My collection is rife with flings, all out love affairs, obsessions where I drop all other suitors and focus all my attention on one artist. I spend too much money on them, I imagine a future with no other possible options, in short, I freak out.
Some of these mad crushes slowly morph into long deep friendships. Some are like that person you hook up with repeatedly over the years, never quite letting go of the romance, but never diving all the way in. Some flame out and leave you wondering, "What the hell was I thinking?"
This post deals with the unfortunate latter category.
# 1: Lyle Lovett. Yep, he got me. I bought Lyle Lovett and His Big Band, I marveled at his quirkiness, I cheered when he snagged the most famous girl in town, and I stopped caring before she did.
# 2: Van Morrison. I had an album of Irish standards that he did with The Chieftains which I listened to non-stop for a semester in college while living in a house with a couple of classic-rock fans. At the end of the year we had a drunken CD swap where you could choose any CD from the other guys. One of them took the Van CD. I think I got 'Pink Houses' by Mellencamp. At the time I felt robbed. I never repurchased the Van. In fact, whenever he comes on the radio I cringe. To me, he is the sound of too much fat in purple tights.
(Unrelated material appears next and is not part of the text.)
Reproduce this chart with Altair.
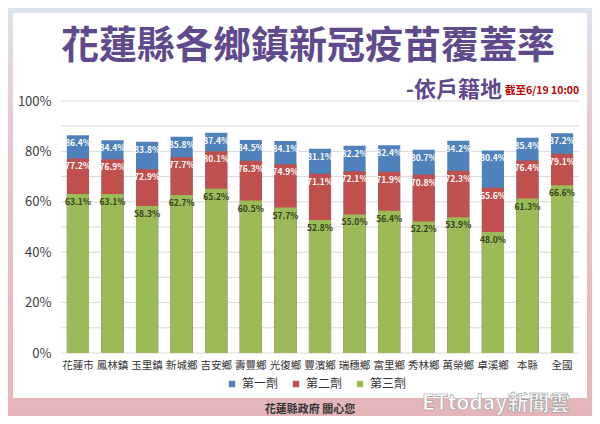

# 3: Primus. I first heard Primus while driving home from one of my first shifts working in a group home for adults with developmental and behavioral disabilities. Perhaps the intense nature of the work made me open to silliness, but Primus got to me right off the bat. I remember seeing a hot air balloon festival taking off as I heard them blast out of my Karmann Ghia's hot Bose speakers. Their virtuosity is extreme and the vision is perfectly articulated. However, when I hear them come up on my random iTunes now, I immediately get annoyed...something akin to a neighbor's annoying kid wanting you to come over and look at his science project.
# 4: Wilco. This one will be controversial to a whole slew of well-meaning smart people out there. The only Wilco I can stand anymore is the Billy Bragg/Woody Guthrie collaboration they did. And that isn't really Wilco, now, is it? The music is always well done, but I hear Jeff Tweedy sing and I want to pop him in a cold shower. Wake up and sing, Jeff!!! Being tired is not a great basic stance for a front man.
# 5: Bob Mould. This one hurts deep. Like the girl you almost married and come to find out she was cheating on you all along. With women. And inviting other guys to participate but not you. It cuts right to the core. I've written in this blog about his band Husker Du. His first two solo records were more important to me than almost any other music for that couple of years. I saw his next band Sugar on their debut tour. I thought that they were going to catapult to superstardom. Then I heard the album and wondered where that band had gone. Cut to a decade later and he's writing scripts for the World Wide Wrestling Federation and being forced out of the closet. He ought to have been the gay Jimi Hendrix and instead he seems more like Trent Lott. Total disappointment.
# 6: Leonard Cohen. I'm sorry, I fell asleep while tyyping this entry.
# 7. Pearl Jam. Their debut came out while I lived in France and I wore the CD out. Thank god. Somehow Eddie Vedder seems to think that a horse whinnying in a water trough is the most emotional sound ever created. But, Eddie, even horses whinny on KEY.
# 8. Roxy Music. Yes, they showed naked girls on the cover of their album and they pretended to be all sexy, but honestly, is there anything sexy about this music? It's like a plumber put on a velvet suit.
# 9. Weezer. I still love 'Pinkerton'. But in keeping with the failed relationship theme, Weezer is like the great date you had with a chick who wound up being both boring and crazy. I once dated a girl who kept bread in her purse and her hands were somehow sweaty and dry at the same time. Sure, we did a pub crawl in Newport, RI that started in a mansion and wound up on a tall ship but, dude, I actually KISSED her at the end of it. Ewwwww!
# 10. The Arcade Fire. You go to a party. The people at the party are all super cool in that effortless/effortful way. Every piece of clothing is strangely cut, cool beyond belief. The girls look great in a singular fashion. The glass you drink from is thrift store chic and the beverage inside it tempting. A strange girl with funky glasses and an oddly shaped purse starts a conversation. You have everything in common. She leans in close. Her hand is on your arm. She asks if you'll take her home. So far, this is the greatest party you've ever been to. This girl could be THAT girl, the one you meet who changes everything. You slowly leave the party, making friends as you go. Everyone acknowledges that you two are already an item of sorts, it seemed inevitable. Hipster dudes are congratulating you in that non-jock hide-the-testosterone way hipsters have. You are about to score. You take her car, a 50's thing with fuzzy dice. She opens the door to her apartment, a cozy one-bedroom over a garage. Her ferret bites you before you cross the threshold. Too much quirk. And stop copying Bruce Springsteen and pretending you're all homespun and shit. God, this band gets on my nerves.
Grand Prize: REM. Wow. I had every album there for a while. Had 'Chronic Town'. Loved 'em before they were famous. Cheered for 'em when they broke through to mass appeal. Woke up one day and realized that his voice got inside my clavicle and scratched on a million blackboards. It's better now that he's bald but still...
Now, are the above proclamations final? God, no. Love is a bitch.